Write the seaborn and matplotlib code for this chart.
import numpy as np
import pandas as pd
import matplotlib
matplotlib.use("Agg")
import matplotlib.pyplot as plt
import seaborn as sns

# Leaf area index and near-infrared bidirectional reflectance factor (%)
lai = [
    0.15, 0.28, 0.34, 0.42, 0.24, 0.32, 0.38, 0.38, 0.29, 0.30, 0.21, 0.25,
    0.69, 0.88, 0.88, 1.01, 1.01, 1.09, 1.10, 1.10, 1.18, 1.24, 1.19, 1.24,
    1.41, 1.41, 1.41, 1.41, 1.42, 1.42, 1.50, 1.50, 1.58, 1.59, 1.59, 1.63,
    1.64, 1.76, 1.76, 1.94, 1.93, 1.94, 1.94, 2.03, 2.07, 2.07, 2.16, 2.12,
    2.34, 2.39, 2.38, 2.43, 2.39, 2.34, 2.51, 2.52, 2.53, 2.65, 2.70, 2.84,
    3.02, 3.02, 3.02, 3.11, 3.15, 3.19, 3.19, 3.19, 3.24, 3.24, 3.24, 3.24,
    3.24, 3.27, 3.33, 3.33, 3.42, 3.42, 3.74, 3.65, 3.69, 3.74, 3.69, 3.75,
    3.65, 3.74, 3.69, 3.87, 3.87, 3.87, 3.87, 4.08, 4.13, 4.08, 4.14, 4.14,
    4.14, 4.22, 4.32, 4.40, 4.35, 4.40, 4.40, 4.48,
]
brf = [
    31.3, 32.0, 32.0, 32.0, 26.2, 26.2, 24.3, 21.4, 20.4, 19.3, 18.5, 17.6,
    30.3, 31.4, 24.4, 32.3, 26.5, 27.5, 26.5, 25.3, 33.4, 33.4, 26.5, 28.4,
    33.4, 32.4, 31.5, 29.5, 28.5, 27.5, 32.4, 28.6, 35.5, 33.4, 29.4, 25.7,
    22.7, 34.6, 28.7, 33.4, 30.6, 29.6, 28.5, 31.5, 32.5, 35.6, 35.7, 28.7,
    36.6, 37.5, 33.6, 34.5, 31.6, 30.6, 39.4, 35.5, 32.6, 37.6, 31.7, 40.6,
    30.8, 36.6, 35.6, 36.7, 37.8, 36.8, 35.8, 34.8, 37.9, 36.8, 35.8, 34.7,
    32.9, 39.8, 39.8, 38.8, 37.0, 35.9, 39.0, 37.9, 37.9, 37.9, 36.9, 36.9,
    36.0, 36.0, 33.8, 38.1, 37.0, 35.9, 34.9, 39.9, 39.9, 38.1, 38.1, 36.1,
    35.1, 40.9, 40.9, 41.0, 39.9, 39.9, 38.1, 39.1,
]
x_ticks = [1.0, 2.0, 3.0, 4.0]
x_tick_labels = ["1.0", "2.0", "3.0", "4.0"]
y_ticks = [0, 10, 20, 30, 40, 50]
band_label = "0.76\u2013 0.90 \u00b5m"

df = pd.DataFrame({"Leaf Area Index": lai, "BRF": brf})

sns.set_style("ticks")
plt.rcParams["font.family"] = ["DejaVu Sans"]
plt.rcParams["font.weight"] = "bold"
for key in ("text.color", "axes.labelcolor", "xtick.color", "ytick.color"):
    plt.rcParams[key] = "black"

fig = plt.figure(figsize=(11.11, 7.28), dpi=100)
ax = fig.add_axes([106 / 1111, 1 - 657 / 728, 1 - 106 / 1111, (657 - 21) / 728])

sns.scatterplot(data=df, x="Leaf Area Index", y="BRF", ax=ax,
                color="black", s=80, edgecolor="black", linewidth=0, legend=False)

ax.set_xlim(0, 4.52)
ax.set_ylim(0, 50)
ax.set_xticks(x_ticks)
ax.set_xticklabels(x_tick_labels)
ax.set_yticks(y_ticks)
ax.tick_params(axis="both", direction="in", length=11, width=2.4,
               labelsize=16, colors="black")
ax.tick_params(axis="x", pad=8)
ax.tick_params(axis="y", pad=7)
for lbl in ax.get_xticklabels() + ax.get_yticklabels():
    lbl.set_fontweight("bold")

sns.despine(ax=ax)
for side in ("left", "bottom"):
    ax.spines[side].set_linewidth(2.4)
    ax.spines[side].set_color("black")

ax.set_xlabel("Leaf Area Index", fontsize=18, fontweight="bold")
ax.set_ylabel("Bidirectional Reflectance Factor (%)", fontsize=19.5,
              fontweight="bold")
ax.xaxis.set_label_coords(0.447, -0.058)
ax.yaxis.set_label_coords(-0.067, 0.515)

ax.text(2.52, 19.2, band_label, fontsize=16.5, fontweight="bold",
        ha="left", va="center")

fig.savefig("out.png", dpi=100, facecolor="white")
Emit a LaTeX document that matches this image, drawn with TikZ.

▶ WHAT IS NEEDED: Give back exactly the material above from its opening line to the line bearing "import seaborn as sns".

▶ THE ANSWER:
Write the seaborn and matplotlib code for this chart.
import numpy as np
import pandas as pd
import matplotlib
matplotlib.use("Agg")
import matplotlib.pyplot as plt
import seaborn as sns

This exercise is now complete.